Aim of the task: Extract the lines from the start through the line that holds "plt.rcParams['axes.unicode_minus'] = False", both included, omitting all images.

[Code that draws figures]
-*-*-
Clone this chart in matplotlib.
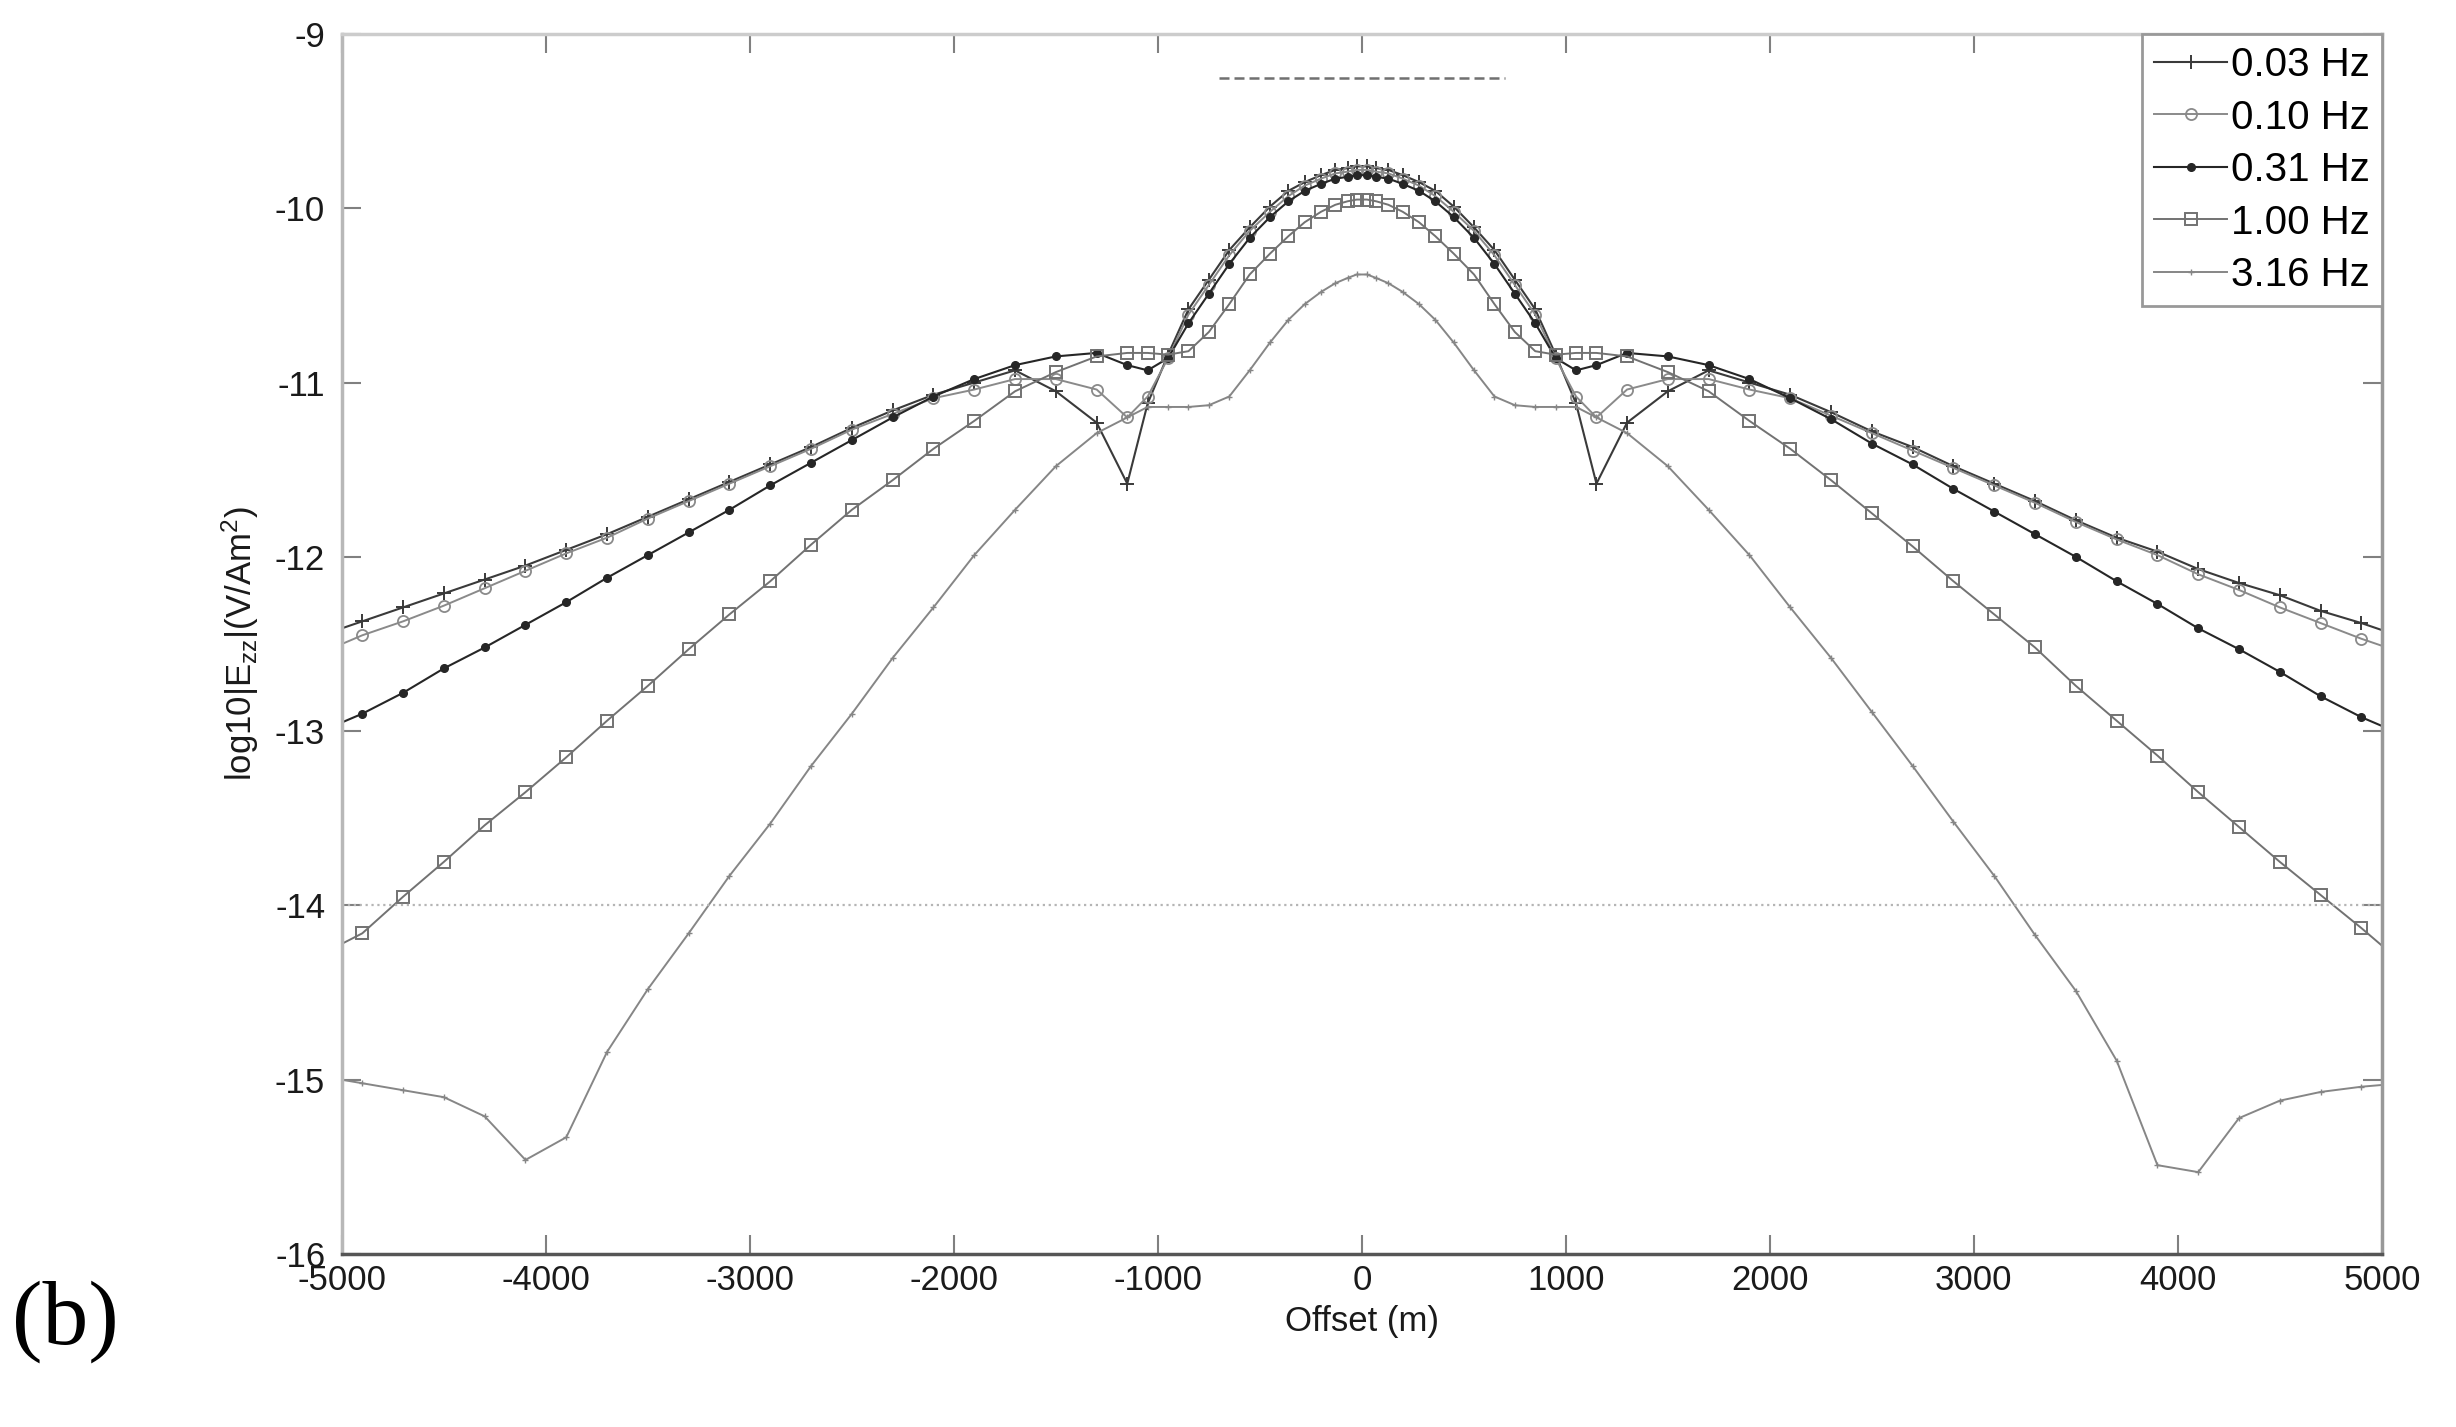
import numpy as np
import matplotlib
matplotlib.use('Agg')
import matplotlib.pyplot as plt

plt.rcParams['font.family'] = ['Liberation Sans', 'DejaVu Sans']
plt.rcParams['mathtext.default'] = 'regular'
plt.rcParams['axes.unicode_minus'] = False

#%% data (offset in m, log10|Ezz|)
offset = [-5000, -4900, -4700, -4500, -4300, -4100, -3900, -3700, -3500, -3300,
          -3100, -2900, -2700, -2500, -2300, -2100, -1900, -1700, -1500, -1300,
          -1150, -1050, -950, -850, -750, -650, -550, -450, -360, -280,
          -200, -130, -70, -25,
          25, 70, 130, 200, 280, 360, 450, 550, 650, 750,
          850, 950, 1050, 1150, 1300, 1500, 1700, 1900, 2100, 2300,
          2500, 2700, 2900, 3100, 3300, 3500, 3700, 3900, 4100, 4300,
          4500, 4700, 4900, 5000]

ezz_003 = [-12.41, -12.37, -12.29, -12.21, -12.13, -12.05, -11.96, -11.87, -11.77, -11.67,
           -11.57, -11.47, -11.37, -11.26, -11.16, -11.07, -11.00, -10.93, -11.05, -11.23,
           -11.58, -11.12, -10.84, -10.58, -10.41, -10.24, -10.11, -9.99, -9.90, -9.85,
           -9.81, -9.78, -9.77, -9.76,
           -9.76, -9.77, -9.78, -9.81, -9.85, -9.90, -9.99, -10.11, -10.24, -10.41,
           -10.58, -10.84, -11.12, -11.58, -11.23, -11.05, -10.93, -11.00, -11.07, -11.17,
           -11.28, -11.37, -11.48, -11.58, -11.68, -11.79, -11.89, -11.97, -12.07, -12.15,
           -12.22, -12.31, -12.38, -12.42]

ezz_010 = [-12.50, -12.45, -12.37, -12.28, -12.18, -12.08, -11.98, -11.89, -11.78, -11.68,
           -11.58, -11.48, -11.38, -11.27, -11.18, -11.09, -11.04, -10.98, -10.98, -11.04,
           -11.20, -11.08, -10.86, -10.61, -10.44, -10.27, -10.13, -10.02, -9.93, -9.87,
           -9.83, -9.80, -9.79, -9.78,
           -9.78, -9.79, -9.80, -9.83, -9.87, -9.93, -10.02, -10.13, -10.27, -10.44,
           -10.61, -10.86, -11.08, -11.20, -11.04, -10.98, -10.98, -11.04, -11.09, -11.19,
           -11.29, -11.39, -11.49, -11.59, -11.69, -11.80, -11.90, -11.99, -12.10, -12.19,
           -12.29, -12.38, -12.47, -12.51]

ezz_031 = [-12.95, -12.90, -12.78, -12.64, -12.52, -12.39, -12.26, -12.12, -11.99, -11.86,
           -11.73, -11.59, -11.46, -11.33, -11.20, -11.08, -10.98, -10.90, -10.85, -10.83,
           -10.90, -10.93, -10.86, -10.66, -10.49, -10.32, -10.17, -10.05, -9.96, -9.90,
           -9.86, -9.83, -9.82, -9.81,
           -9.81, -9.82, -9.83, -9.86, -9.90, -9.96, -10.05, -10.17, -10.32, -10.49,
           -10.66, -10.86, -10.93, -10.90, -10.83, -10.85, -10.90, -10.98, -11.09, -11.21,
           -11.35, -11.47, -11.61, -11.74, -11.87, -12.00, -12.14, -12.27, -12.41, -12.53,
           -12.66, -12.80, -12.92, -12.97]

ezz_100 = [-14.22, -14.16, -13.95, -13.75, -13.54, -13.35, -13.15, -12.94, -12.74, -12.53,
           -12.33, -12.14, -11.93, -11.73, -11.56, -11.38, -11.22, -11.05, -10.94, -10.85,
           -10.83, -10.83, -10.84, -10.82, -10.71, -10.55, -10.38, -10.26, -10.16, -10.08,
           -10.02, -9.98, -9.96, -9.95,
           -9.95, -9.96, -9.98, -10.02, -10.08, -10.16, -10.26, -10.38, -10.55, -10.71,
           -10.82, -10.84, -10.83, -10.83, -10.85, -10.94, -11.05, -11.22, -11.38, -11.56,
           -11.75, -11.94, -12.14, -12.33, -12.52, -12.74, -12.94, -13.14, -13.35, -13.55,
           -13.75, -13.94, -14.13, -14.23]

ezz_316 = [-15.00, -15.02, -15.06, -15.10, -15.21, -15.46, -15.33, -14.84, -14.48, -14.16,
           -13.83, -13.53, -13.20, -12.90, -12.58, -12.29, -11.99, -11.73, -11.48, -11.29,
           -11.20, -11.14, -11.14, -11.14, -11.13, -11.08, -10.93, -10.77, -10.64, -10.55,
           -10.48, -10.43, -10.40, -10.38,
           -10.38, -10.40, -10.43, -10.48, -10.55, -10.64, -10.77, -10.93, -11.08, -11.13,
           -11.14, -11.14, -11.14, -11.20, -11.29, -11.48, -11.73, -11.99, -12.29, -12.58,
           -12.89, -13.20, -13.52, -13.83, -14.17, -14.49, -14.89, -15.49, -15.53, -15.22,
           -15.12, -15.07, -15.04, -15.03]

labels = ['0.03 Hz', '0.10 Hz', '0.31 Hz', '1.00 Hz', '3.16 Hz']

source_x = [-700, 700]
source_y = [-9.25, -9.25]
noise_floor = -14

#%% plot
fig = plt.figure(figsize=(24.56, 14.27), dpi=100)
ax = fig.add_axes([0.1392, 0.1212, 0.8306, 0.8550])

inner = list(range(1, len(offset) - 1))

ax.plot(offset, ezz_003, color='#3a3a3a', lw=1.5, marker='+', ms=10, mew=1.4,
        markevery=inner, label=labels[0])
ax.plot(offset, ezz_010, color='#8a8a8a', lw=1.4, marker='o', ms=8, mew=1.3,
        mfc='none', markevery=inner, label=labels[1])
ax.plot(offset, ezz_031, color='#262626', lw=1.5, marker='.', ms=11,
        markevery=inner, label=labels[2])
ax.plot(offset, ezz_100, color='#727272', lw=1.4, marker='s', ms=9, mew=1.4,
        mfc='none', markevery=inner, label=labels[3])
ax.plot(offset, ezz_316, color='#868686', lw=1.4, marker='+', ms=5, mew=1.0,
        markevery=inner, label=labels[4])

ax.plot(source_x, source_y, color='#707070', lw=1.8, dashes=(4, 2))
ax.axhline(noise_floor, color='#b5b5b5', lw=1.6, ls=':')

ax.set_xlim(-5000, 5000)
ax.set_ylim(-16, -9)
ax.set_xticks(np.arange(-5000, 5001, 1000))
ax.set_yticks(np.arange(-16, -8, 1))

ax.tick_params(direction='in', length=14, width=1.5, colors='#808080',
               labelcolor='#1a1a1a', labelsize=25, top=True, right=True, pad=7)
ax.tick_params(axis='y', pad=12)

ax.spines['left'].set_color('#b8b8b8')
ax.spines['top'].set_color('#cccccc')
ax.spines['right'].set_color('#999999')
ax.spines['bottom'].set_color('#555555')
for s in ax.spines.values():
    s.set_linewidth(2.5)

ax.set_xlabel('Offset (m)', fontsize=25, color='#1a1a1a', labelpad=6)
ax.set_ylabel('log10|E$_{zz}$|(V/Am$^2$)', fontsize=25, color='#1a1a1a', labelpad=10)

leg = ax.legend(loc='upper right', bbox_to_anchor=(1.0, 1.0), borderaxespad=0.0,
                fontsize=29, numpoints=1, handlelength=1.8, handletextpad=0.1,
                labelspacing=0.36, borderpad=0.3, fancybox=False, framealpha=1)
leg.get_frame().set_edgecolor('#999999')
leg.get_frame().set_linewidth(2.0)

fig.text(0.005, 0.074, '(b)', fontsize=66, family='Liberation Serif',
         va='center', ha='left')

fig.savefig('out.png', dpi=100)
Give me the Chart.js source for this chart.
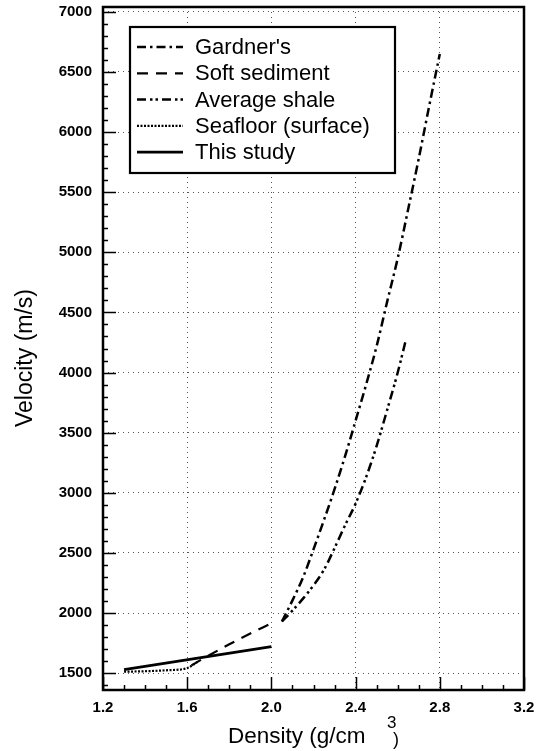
-*-*-
Response to this task:
Clone this chart in matplotlib.
import numpy as np
import matplotlib
matplotlib.use('Agg')
import matplotlib.pyplot as plt

plt.rcParams['font.family'] = ['Liberation Sans', 'DejaVu Sans']
plt.rcParams['mathtext.default'] = 'regular'
plt.rcParams['axes.unicode_minus'] = False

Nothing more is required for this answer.